Fish and chips is one of the most famous dishes in British cuisine: it's a single dish combining battered fish fillets and chips, accompanied by sauces like tartar and a pea puree called mushy peas, served as a side dish. It became popular in the second half of the 19th century as a modest but appetizing dish, intended for the working class, and later became a symbol of street food, available in paper cones at traditional chip shops or enjoyed in pubs and restaurants, with many gourmet reinterpretations. A dish that can also be prepared at home, with a relatively simple recipe, perfect for weekend dinners with family or friends. Inspired to try it?
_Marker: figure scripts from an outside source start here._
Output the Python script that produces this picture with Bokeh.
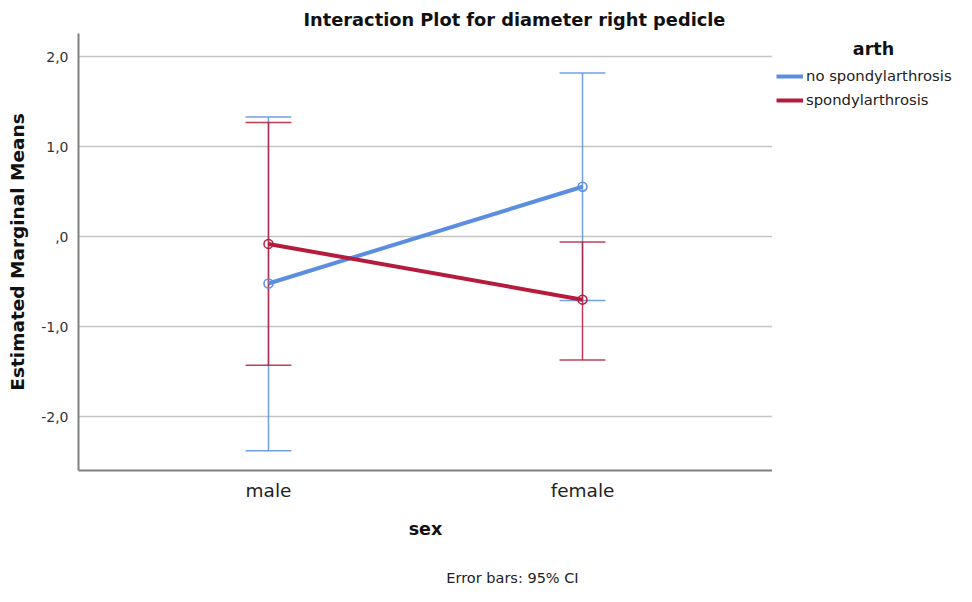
from bokeh.plotting import figure
from bokeh.layouts import row, column
from bokeh.models import Range1d, FixedTicker, Legend, LegendItem, Label
from bokeh.embed import file_html
from bokeh.resources import INLINE

sexes = ["male", "female"]
x_pos = [1, 2]
series = ["no spondylarthrosis", "spondylarthrosis"]
means_no = [-0.52, 0.556]
upper_no = [1.33, 1.82]
lower_no = [-2.38, -0.71]
means_sp = [-0.08, -0.70]
upper_sp = [1.27, -0.06]
lower_sp = [-1.43, -1.37]
y_ticks = [-2.0, -1.0, 0.0, 1.0, 2.0]
y_tick_labels = ["-2,0", "-1,0", ",0", "1,0", "2,0"]

BLUE = "#5b8ee0"
RED = "#b51b3c"
FONT = "DejaVu Sans"
H_MAIN = 556
H_FOOT = 30
W_MAIN = 772
W_LEG = 184
FRAME_BOTTOM = 470
NAN = float("nan")

p = figure(width=W_MAIN, height=H_MAIN, output_backend="svg", toolbar_location=None,
           x_range=Range1d(0.395, 2.605), y_range=Range1d(-2.6, 2.26),
           min_border_left=78, min_border_right=0, min_border_top=33,
           min_border_bottom=H_MAIN - FRAME_BOTTOM)
p.outline_line_color = None
p.background_fill_color = "white"
p.border_fill_color = "white"

p.title.text = "Interaction Plot for diameter right pedicle"
p.title.align = "left"
p.title.offset = 225
p.title.standoff = 8
p.title.text_font = FONT
p.title.text_font_size = "17.8px"
p.title.text_font_style = "bold"
p.title.text_color = "#111111"

p.xgrid.grid_line_color = None
p.ygrid.ticker = FixedTicker(ticks=y_ticks)
p.ygrid.grid_line_color = "#c4c4c4"
p.ygrid.grid_line_width = 1.5

p.yaxis.ticker = FixedTicker(ticks=y_ticks)
p.yaxis.major_label_overrides = {t: l for t, l in zip(y_ticks, y_tick_labels)}
p.xaxis.ticker = FixedTicker(ticks=x_pos)
p.xaxis.major_label_overrides = {x: s for x, s in zip(x_pos, sexes)}
for ax in (p.xaxis, p.yaxis):
    ax.axis_line_color = "#808080"
    ax.axis_line_width = 2
    ax.major_tick_line_color = None
    ax.minor_tick_line_color = None
    ax.major_tick_out = 0
    ax.major_tick_in = 0
    ax.minor_tick_out = 0
    ax.major_label_text_font = FONT
    ax.axis_label_text_font = FONT
    ax.axis_label_text_font_style = "bold"
    ax.axis_label_text_color = "#111111"
p.yaxis.major_label_text_font_size = "14px"
p.yaxis.major_label_text_color = "#333333"
p.yaxis.major_label_standoff = 10
p.xaxis.major_label_text_font_size = "18.5px"
p.xaxis.major_label_text_color = "#222222"
p.xaxis.major_label_standoff = 9
p.yaxis.axis_label = "Estimated Marginal Means"
p.yaxis.axis_label_text_font_size = "18.5px"
p.yaxis.axis_label_standoff = 10
p.xaxis.axis_label = "sex"
p.xaxis.axis_label_text_font_size = "17.5px"
p.xaxis.axis_label_standoff = 15

cap = 0.073
for means, up, lo, col in [(means_no, upper_no, lower_no, BLUE), (means_sp, upper_sp, lower_sp, RED)]:
    p.segment(x0=x_pos, x1=x_pos, y0=lo, y1=up, line_color=col, line_width=1.5, line_alpha=0.85)
    p.segment(x0=[x - cap for x in x_pos], x1=[x + cap for x in x_pos], y0=up, y1=up,
              line_color=col, line_width=1.5, line_alpha=0.85)
    p.segment(x0=[x - cap for x in x_pos], x1=[x + cap for x in x_pos], y0=lo, y1=lo,
              line_color=col, line_width=1.5, line_alpha=0.85)

p.line(x_pos, means_no, line_color=BLUE, line_width=4)
p.scatter(x_pos, means_no, marker="circle", size=9, fill_color=None, line_color=BLUE, line_width=1.5)
p.line(x_pos, means_sp, line_color=RED, line_width=4)
p.scatter(x_pos, means_sp, marker="circle", size=9, fill_color=None, line_color=RED, line_width=1.5)

# legend panel: separate figure whose frame is aligned with the main frame (top 33, bottom 470)
q = figure(width=W_LEG, height=H_MAIN, output_backend="svg", toolbar_location=None,
           x_axis_location=None, y_axis_location=None,
           x_range=Range1d(0, 1), y_range=Range1d(0, 1),
           min_border_left=0, min_border_right=0, min_border_top=0, min_border_bottom=0)
q.outline_line_color = None
q.grid.grid_line_color = None
q.background_fill_color = "white"
k_no = q.line(x=[NAN], y=[NAN], line_color=BLUE, line_width=4)
k_sp = q.line(x=[NAN], y=[NAN], line_color=RED, line_width=4)
legend = Legend(items=[LegendItem(label=series[0], renderers=[k_no]),
                       LegendItem(label=series[1], renderers=[k_sp])],
                location=(4, FRAME_BOTTOM - 108), border_line_color=None, background_fill_alpha=0,
                label_text_font=FONT, label_text_font_size="14.8px", label_text_color="#222222",
                label_height=16, glyph_width=27, glyph_height=16, spacing=7, padding=0, margin=0,
                label_standoff=3)
q.add_layout(legend, "center")
q.add_layout(Label(x=101, y=FRAME_BOTTOM - 48, x_units="screen", y_units="screen", text="arth",
                   text_font=FONT, text_font_size="17.5px", text_font_style="bold",
                   text_color="#111111", text_align="center", text_baseline="middle"))

# footer strip: frame spans the same columns as the main frame (78 .. 772)
f = figure(width=W_MAIN + W_LEG, height=H_FOOT, output_backend="svg", toolbar_location=None,
           x_axis_location=None, y_axis_location=None,
           x_range=Range1d(0, 1), y_range=Range1d(0, 1),
           min_border_left=78, min_border_right=W_LEG, min_border_top=0, min_border_bottom=0)
f.outline_line_color = None
f.grid.grid_line_color = None
f.background_fill_color = "white"
f.add_layout(Label(x=512 - 78, y=9, x_units="screen", y_units="screen", text="Error bars: 95% CI",
                   text_font=FONT, text_font_size="14.5px", text_color="#222222",
                   text_align="center", text_baseline="middle"))

layout = column(row(p, q, spacing=0), f, spacing=0)
open("out.html", "w").write(file_html(layout, INLINE))
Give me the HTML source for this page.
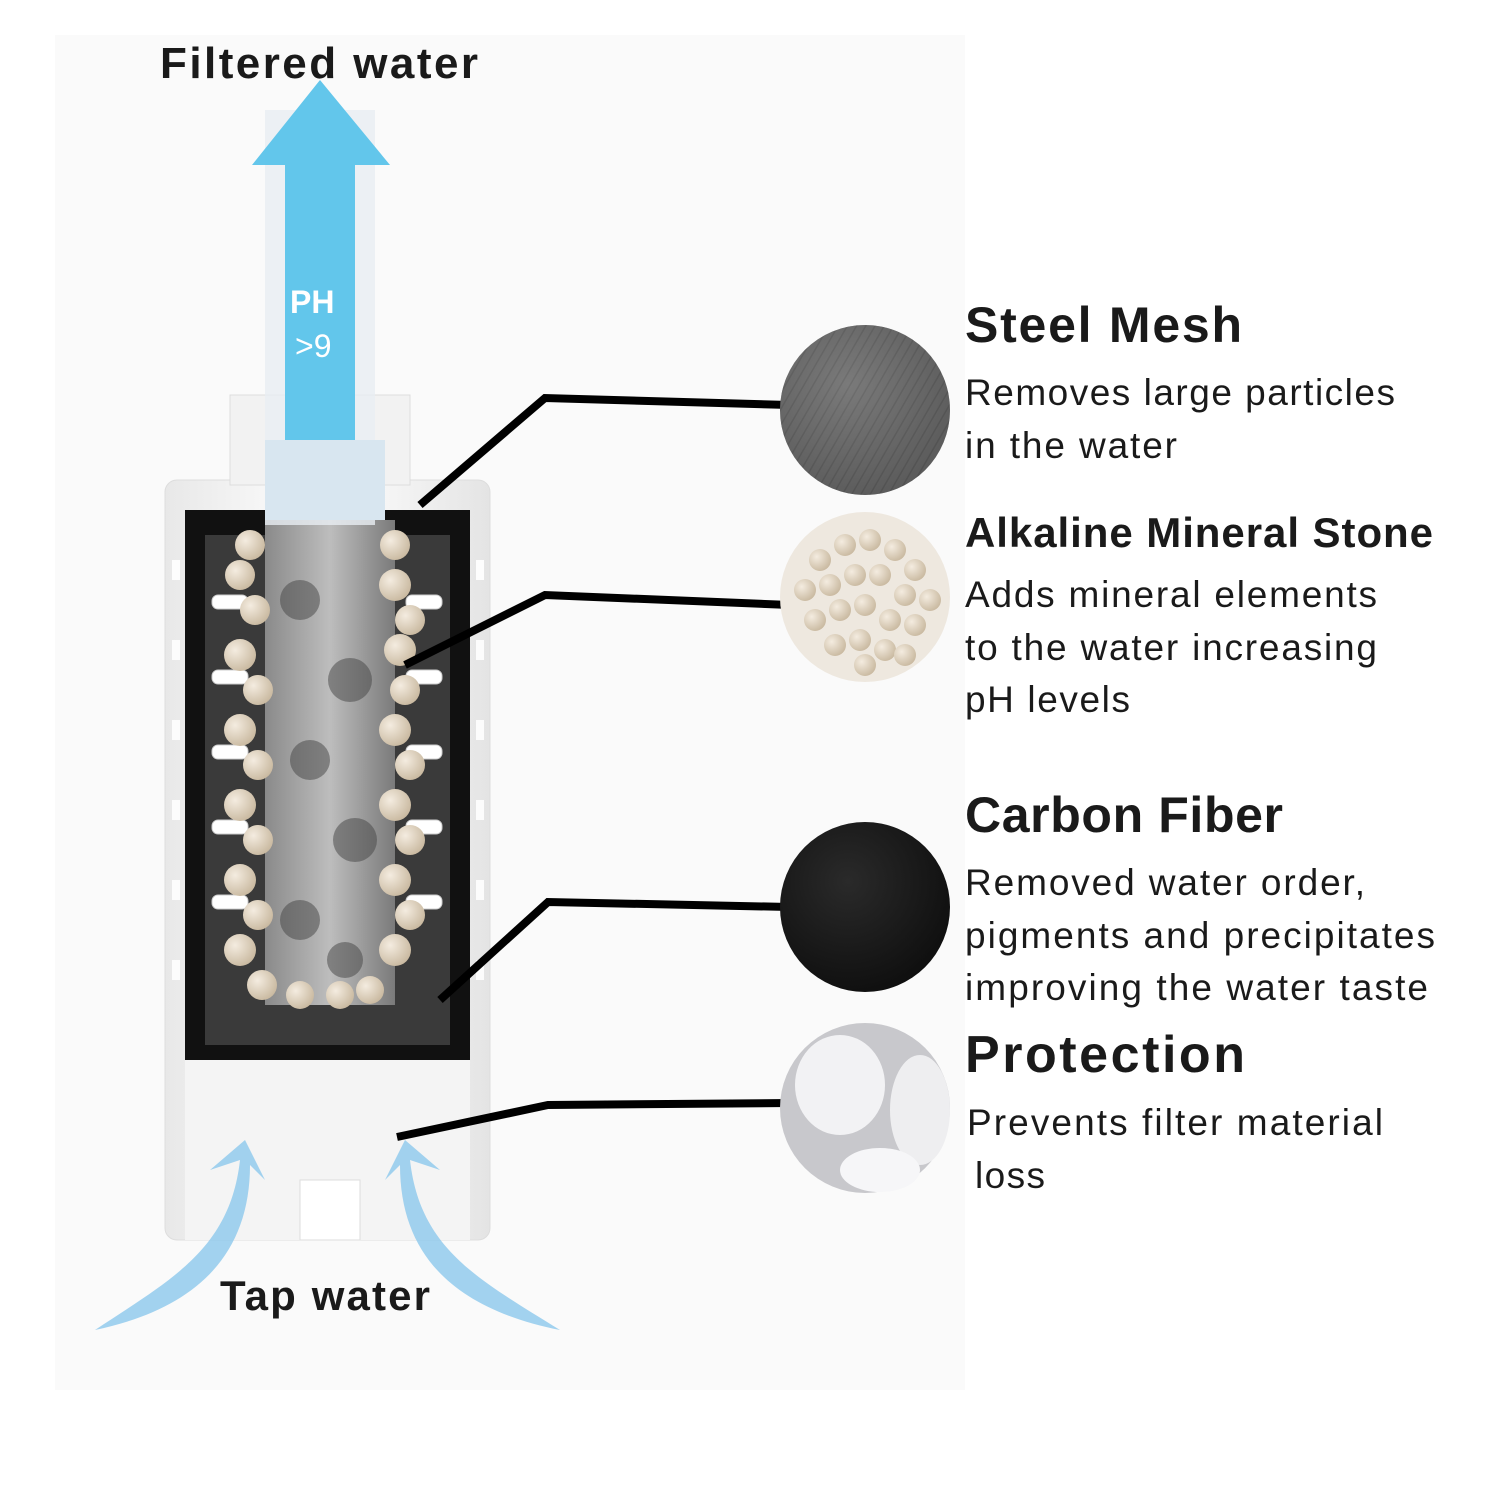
<!DOCTYPE html>
<html><head><meta charset="utf-8"><style>
html,body{margin:0;padding:0;background:#fff;}
svg{display:block;}
text{font-family:"Liberation Sans",sans-serif;fill:#1a1a1a;}
</style></head><body>
<svg width="1500" height="1500" viewBox="0 0 1500 1500" xmlns="http://www.w3.org/2000/svg">
<defs>
<radialGradient id="ball" cx="35%" cy="35%" r="70%"><stop offset="0" stop-color="#f4ece0"/><stop offset="1" stop-color="#c9b9a0"/></radialGradient>
<radialGradient id="mesh" cx="40%" cy="35%" r="70%"><stop offset="0" stop-color="#8a8a8a"/><stop offset="1" stop-color="#4a4a4a"/></radialGradient>
<radialGradient id="carb" cx="40%" cy="35%" r="70%"><stop offset="0" stop-color="#2a2a2a"/><stop offset="1" stop-color="#0e0e0e"/></radialGradient>
<linearGradient id="shell" x1="0" x2="1"><stop offset="0" stop-color="#e8e8e8"/><stop offset=".5" stop-color="#fff"/><stop offset="1" stop-color="#e4e4e4"/></linearGradient>
<linearGradient id="core" x1="0" x2="1"><stop offset="0" stop-color="#8a8a8a"/><stop offset=".5" stop-color="#bdbdbd"/><stop offset="1" stop-color="#7a7a7a"/></linearGradient>
<pattern id="pat" width="8" height="8" patternUnits="userSpaceOnUse" patternTransform="rotate(30)"><rect width="8" height="8" fill="#6a6a6a"/><line x1="0" y1="0" x2="0" y2="8" stroke="#555" stroke-width="3"/></pattern>
</defs>
<rect width="1500" height="1500" fill="#fff"/>
<rect x="55" y="35" width="910" height="1355" fill="#fafafa"/>

<rect x="165" y="480" width="325" height="760" rx="12" fill="url(#shell)" stroke="#ddd"/>
<rect x="230" y="395" width="180" height="90" fill="#f2f2f2" stroke="#ddd"/>
<rect x="185" y="510" width="285" height="550" fill="#111"/>
<rect x="205" y="535" width="245" height="510" fill="#3a3a3a"/>
<rect x="265" y="520" width="130" height="485" fill="url(#core)"/>
<g fill="#444" opacity=".5">
<circle cx="300" cy="600" r="20"/><circle cx="350" cy="680" r="22"/><circle cx="310" cy="760" r="20"/><circle cx="355" cy="840" r="22"/><circle cx="300" cy="920" r="20"/><circle cx="345" cy="960" r="18"/>
</g>
<rect x="185" y="1060" width="285" height="180" fill="#f4f4f4"/>
<rect x="300" y="1180" width="60" height="60" fill="#fff" stroke="#ddd"/>
<g fill="#fff" stroke="#ccc">
<rect x="212" y="595" width="36" height="14" rx="6"/><rect x="212" y="670" width="36" height="14" rx="6"/><rect x="212" y="745" width="36" height="14" rx="6"/><rect x="212" y="820" width="36" height="14" rx="6"/><rect x="212" y="895" width="36" height="14" rx="6"/>
<rect x="406" y="595" width="36" height="14" rx="6"/><rect x="406" y="670" width="36" height="14" rx="6"/><rect x="406" y="745" width="36" height="14" rx="6"/><rect x="406" y="820" width="36" height="14" rx="6"/><rect x="406" y="895" width="36" height="14" rx="6"/>
</g>
<g fill="#fff" opacity=".9">
<rect x="172" y="560" width="8" height="20"/><rect x="172" y="640" width="8" height="20"/><rect x="172" y="720" width="8" height="20"/><rect x="172" y="800" width="8" height="20"/><rect x="172" y="880" width="8" height="20"/><rect x="172" y="960" width="8" height="20"/>
<rect x="476" y="560" width="8" height="20"/><rect x="476" y="640" width="8" height="20"/><rect x="476" y="720" width="8" height="20"/><rect x="476" y="800" width="8" height="20"/><rect x="476" y="880" width="8" height="20"/><rect x="476" y="960" width="8" height="20"/>
</g>
<g fill="url(#ball)">
<circle cx="250" cy="545" r="15"/><circle cx="240" cy="575" r="15"/><circle cx="255" cy="610" r="15"/><circle cx="240" cy="655" r="16"/><circle cx="258" cy="690" r="15"/><circle cx="240" cy="730" r="16"/><circle cx="258" cy="765" r="15"/><circle cx="240" cy="805" r="16"/><circle cx="258" cy="840" r="15"/><circle cx="240" cy="880" r="16"/><circle cx="258" cy="915" r="15"/><circle cx="240" cy="950" r="16"/><circle cx="262" cy="985" r="15"/>
<circle cx="395" cy="545" r="15"/><circle cx="395" cy="585" r="16"/><circle cx="410" cy="620" r="15"/><circle cx="400" cy="650" r="16"/><circle cx="405" cy="690" r="15"/><circle cx="395" cy="730" r="16"/><circle cx="410" cy="765" r="15"/><circle cx="395" cy="805" r="16"/><circle cx="410" cy="840" r="15"/><circle cx="395" cy="880" r="16"/><circle cx="410" cy="915" r="15"/><circle cx="395" cy="950" r="16"/>
<circle cx="300" cy="995" r="14"/><circle cx="340" cy="995" r="14"/><circle cx="370" cy="990" r="14"/>
</g>
<rect x="265" y="110" width="110" height="415" fill="#e8eef2" opacity=".8"/>
<rect x="265" y="440" width="120" height="80" fill="#d8e6f0"/>
<path d="M285 440 L285 165 L252 165 L320 80 L390 165 L355 165 L355 440 Z" fill="#5bc3ea" opacity=".95"/>
<text x="290" y="313" font-size="32" font-weight="bold" style="fill:#fff">PH</text>
<text x="295" y="357" font-size="32" style="fill:#fff">&gt;9</text>
<path d="M95 1330 C170 1280 230 1250 240 1160 L210 1170 L245 1140 L265 1180 L250 1165 C250 1260 190 1310 95 1330 Z" fill="#8cc8ec" opacity=".8"/>
<path d="M560 1330 C480 1280 420 1250 410 1160 L440 1170 L405 1140 L385 1180 L400 1165 C400 1260 460 1310 560 1330 Z" fill="#8cc8ec" opacity=".8"/>

<g stroke="#000" stroke-width="8" fill="none">
<polyline points="420,505 545,398 790,405"/>
<polyline points="405,665 545,595 790,605"/>
<polyline points="440,1000 548,902 790,907"/>
<polyline points="397,1137 548,1105 790,1103"/>
</g>
<circle cx="865" cy="410" r="85" fill="url(#pat)"/>
<circle cx="865" cy="410" r="85" fill="url(#mesh)" opacity=".5"/>
<circle cx="865" cy="597" r="85" fill="#eee8df"/>
<g fill="url(#ball)">
<circle cx="820" cy="560" r="11"/><circle cx="845" cy="545" r="11"/><circle cx="870" cy="540" r="11"/><circle cx="895" cy="550" r="11"/><circle cx="915" cy="570" r="11"/>
<circle cx="805" cy="590" r="11"/><circle cx="830" cy="585" r="11"/><circle cx="855" cy="575" r="11"/><circle cx="880" cy="575" r="11"/><circle cx="905" cy="595" r="11"/><circle cx="930" cy="600" r="11"/>
<circle cx="815" cy="620" r="11"/><circle cx="840" cy="610" r="11"/><circle cx="865" cy="605" r="11"/><circle cx="890" cy="620" r="11"/><circle cx="915" cy="625" r="11"/>
<circle cx="835" cy="645" r="11"/><circle cx="860" cy="640" r="11"/><circle cx="885" cy="650" r="11"/><circle cx="905" cy="655" r="11"/><circle cx="865" cy="665" r="11"/>
</g>
<circle cx="865" cy="907" r="85" fill="url(#carb)"/>
<circle cx="865" cy="1108" r="85" fill="#c8c8cc"/>
<ellipse cx="840" cy="1085" rx="45" ry="50" fill="#f2f2f4"/>
<ellipse cx="920" cy="1110" rx="30" ry="55" fill="#eeeef0"/>
<ellipse cx="880" cy="1170" rx="40" ry="22" fill="#f6f6f8"/>

<text x="160" y="78" font-size="44" font-weight="bold" textLength="318">Filtered water</text>
<text x="220" y="1310" font-size="42" font-weight="bold" textLength="210">Tap water</text>

<text x="965" y="342" font-size="50" font-weight="bold" textLength="277">Steel Mesh</text>
<text x="965" y="405" font-size="37" textLength="430">Removes large particles</text>
<text x="965" y="458" font-size="37" textLength="212">in the water</text>

<text x="965" y="547" font-size="42" font-weight="bold" textLength="468">Alkaline Mineral Stone</text>
<text x="965" y="607" font-size="37" textLength="412">Adds mineral elements</text>
<text x="965" y="660" font-size="37" textLength="412">to the water increasing</text>
<text x="965" y="712" font-size="37" textLength="165">pH levels</text>

<text x="965" y="832" font-size="50" font-weight="bold" textLength="318">Carbon Fiber</text>
<text x="965" y="895" font-size="37" textLength="400">Removed water order,</text>
<text x="965" y="948" font-size="37" textLength="470">pigments and precipitates</text>
<text x="965" y="1000" font-size="37" textLength="463">improving the water taste</text>

<text x="965" y="1072" font-size="52" font-weight="bold" textLength="280">Protection</text>
<text x="967" y="1135" font-size="37" textLength="416">Prevents filter material</text>
<text x="975" y="1188" font-size="37" textLength="70">loss</text>
</svg>
</body></html>
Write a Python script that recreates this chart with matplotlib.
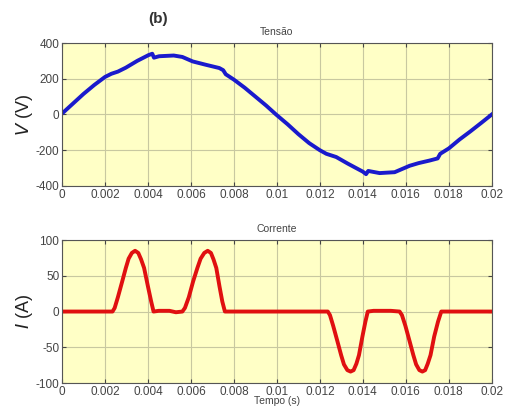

Here we'll tell you which fish are the protagonists of the original recipe, also suggesting alternatives for variations.
What Fish is Traditionally Used for Fish and Chips?
Inside that delicious casing lies a fish with tender, juicy, and delicate flesh: tradition dictates that the choice falls on fresh cod. This is Gadus morhua, the prized cod that comes from the waters of the North Atlantic and also reaches our tables, especially in the frozen version or in the form of cod and stockfish. Another fish that appears frequently is haddock: it also prefers the cold of the ocean and belongs to the same family as cod (Gadidae), but is smaller in size. What they have in common is their white, lean, and firm flesh, with very few bones, which lends itself well to frying because it remains firm and does not dry out, guaranteeing the typical result: crunchy on the outside and soft on the inside.
When it comes to "authentic" fish and chips, there are some fish species that embody tradition more than others, bringing to the plate those typical flavors found across the Channel. Let's see what the main ones are.
1. Cod

It is undoubtedly the most famous protagonist: its flesh is white, delicate, firm, tender, and pleasantly aromatic. Thanks to the size of the fish, the fillets are often large and compact, easy to handle and ideal for obtaining generous portions.
2. Haddock

Its Latin name is Melanogrammus aeglefinus, and it is also widespread in the waters of the North Atlantic, including the British Isles. It is used mainly in Scotland (where it is included in other typical dishes, such as cullen skink, a soup in which it is smoked) and in the north of England. Compared to cod, it is smaller and has a sweetish aftertaste: the flesh is suitable for breading and frying both for fish and chips and for making homemade fish fingers.
3. Alaska Pollack

It's called Gadus chalcogrammus and is one of the most popular alternatives to Nordic cod, especially for industrial products and for fast food establishments: it's cheaper and easy to find filleted, often frozen. It's caught in the North Pacific Ocean and is known in English as Alaska pollock: its flesh is pure white, lean, and has a fairly neutral flavor.
4. Plaice

Yes, plaice (Pleuronectes platessa in Latin) also makes a great pairing with French fries. This flatfish, easily found in northern latitudes but less common in the Mediterranean, is becoming a popular and sustainable alternative to cod and haddock. The fillets are thin by nature, but equally easy to fry: the flesh has the advantage of always being lean, tender, and more intense in flavor.
What Characteristics Should The Fish Have?
Regardless of the species, to work truly well in fish and chips, the fish flesh must have some fundamental characteristics: prefer white fish, which have a milder flavor than oily fish and are lean. Mackerel or salmon, for example, would have too strong a flavor and, due to their higher fat content, could weigh down the dish. Remember, in fact, that the frying batter is substantial, given that the ingredients include milk, eggs, and often the addition of spices, such as paprika.